| Set problem |
Repeat what the lines below say, word for word, and skip every image.

| Dataset content |
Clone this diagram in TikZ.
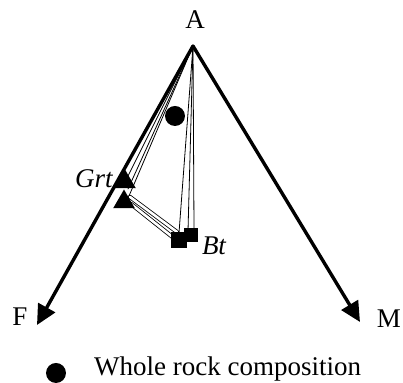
\documentclass[tikz,border=0pt]{standalone}
\usepackage{fontspec}
\setmainfont{Liberation Serif}
\usetikzlibrary{arrows.meta,shapes.geometric}
\tikzset{
  grt/.style={regular polygon, regular polygon sides=3, fill=black, inner sep=0pt, minimum size=12.5pt},
  bt/.style={rectangle, fill=black, inner sep=0pt, minimum size=#1},
  tie/.style={line width=0.4pt},
  pair/.style={double, double distance=1.3pt, line width=0.4pt},
  axis/.style={line width=1.7pt, -{Triangle[length=10pt,width=9.5pt]}},
  lab/.style={font=\fontsize{13.5}{15}\selectfont}
}
\begin{document}
\begin{tikzpicture}[x=0.5pt, y=-0.5pt, line cap=round, line join=round]
    \useasboundingbox (0,0) rectangle (403,383);
    \coordinate (A) at (193,46);
    \coordinate (F) at (37,325);
    \coordinate (M) at (360,322);
    \node[lab] (la) at (195,20) {A};
    \node[lab] (lf) at (20,317) {F};
    \node[lab] (lm) at (389,319) {M};
    % ties from the apex
    \foreach \p in {(120,176),(127,178),(129,196),(128,189)} \draw[tie] (A) -- \p;
    \foreach \p in {(179,233),(188,231),(194,228)} \draw[tie] (A) -- \p;
    \draw[pair] (130,197) -- (177,232);
    \draw[pair] (131,204) -- (175,239);
    % minerals
    \node[grt] (g1) at (125,182) {};
    \node[grt] (g2) at (124,202) {};
    \node[bt=7pt] (b2) at (191,235) {};
    \node[bt=8pt] (b1) at (179,240) {};
    \node[circle, fill=black, inner sep=0pt, minimum size=10pt] (wr) at (175,116) {};
    \node[lab, font=\fontsize{13.5}{15}\selectfont\itshape] (lg) at (94,179) {Grt};
    \node[lab, font=\fontsize{13.5}{15}\selectfont\itshape] (lb) at (214,246) {Bt};
    % axes
    \draw[axis] (A) -- (F);
    \draw[axis] (A) -- (M);
    % legend
    \node[circle, fill=black, inner sep=0pt, minimum size=10pt] (key) at (56,373) {};
    \node[lab, anchor=west] (lk) at (87,369) {Whole rock composition};
\end{tikzpicture}
\end{document}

| Right answer |
Clone this diagram in TikZ.
\documentclass[tikz,border=0pt]{standalone}
\usepackage{fontspec}
\setmainfont{Liberation Serif}
\usetikzlibrary{arrows.meta,shapes.geometric}
\tikzset{
  grt/.style={regular polygon, regular polygon sides=3, fill=black, inner sep=0pt, minimum size=12.5pt},
  bt/.style={rectangle, fill=black, inner sep=0pt, minimum size=#1},
  tie/.style={line width=0.4pt},
  pair/.style={double, double distance=1.3pt, line width=0.4pt},
  axis/.style={line width=1.7pt, -{Triangle[length=10pt,width=9.5pt]}},
  lab/.style={font=\fontsize{13.5}{15}\selectfont}
}
\begin{document}
\begin{tikzpicture}[x=0.5pt, y=-0.5pt, line cap=round, line join=round]
    \useasboundingbox (0,0) rectangle (403,383);
    \coordinate (A) at (193,46);
    \coordinate (F) at (37,325);
    \coordinate (M) at (360,322);
    \node[lab] (la) at (195,20) {A};
    \node[lab] (lf) at (20,317) {F};
    \node[lab] (lm) at (389,319) {M};
    % ties from the apex
    \foreach \p in {(120,176),(127,178),(129,196),(128,189)} \draw[tie] (A) -- \p;
    \foreach \p in {(179,233),(188,231),(194,228)} \draw[tie] (A) -- \p;
    \draw[pair] (130,197) -- (177,232);
    \draw[pair] (131,204) -- (175,239);
    % minerals
    \node[grt] (g1) at (125,182) {};
    \node[grt] (g2) at (124,202) {};
    \node[bt=7pt] (b2) at (191,235) {};
    \node[bt=8pt] (b1) at (179,240) {};
    \node[circle, fill=black, inner sep=0pt, minimum size=10pt] (wr) at (175,116) {};
    \node[lab, font=\fontsize{13.5}{15}\selectfont\itshape] (lg) at (94,179) {Grt};
    \node[lab, font=\fontsize{13.5}{15}\selectfont\itshape] (lb) at (214,246) {Bt};
    % axes
    \draw[axis] (A) -- (F);
    \draw[axis] (A) -- (M);
    % legend
    \node[circle, fill=black, inner sep=0pt, minimum size=10pt] (key) at (56,373) {};
    \node[lab, anchor=west] (lk) at (87,369) {Whole rock composition};
\end{tikzpicture}
\end{document}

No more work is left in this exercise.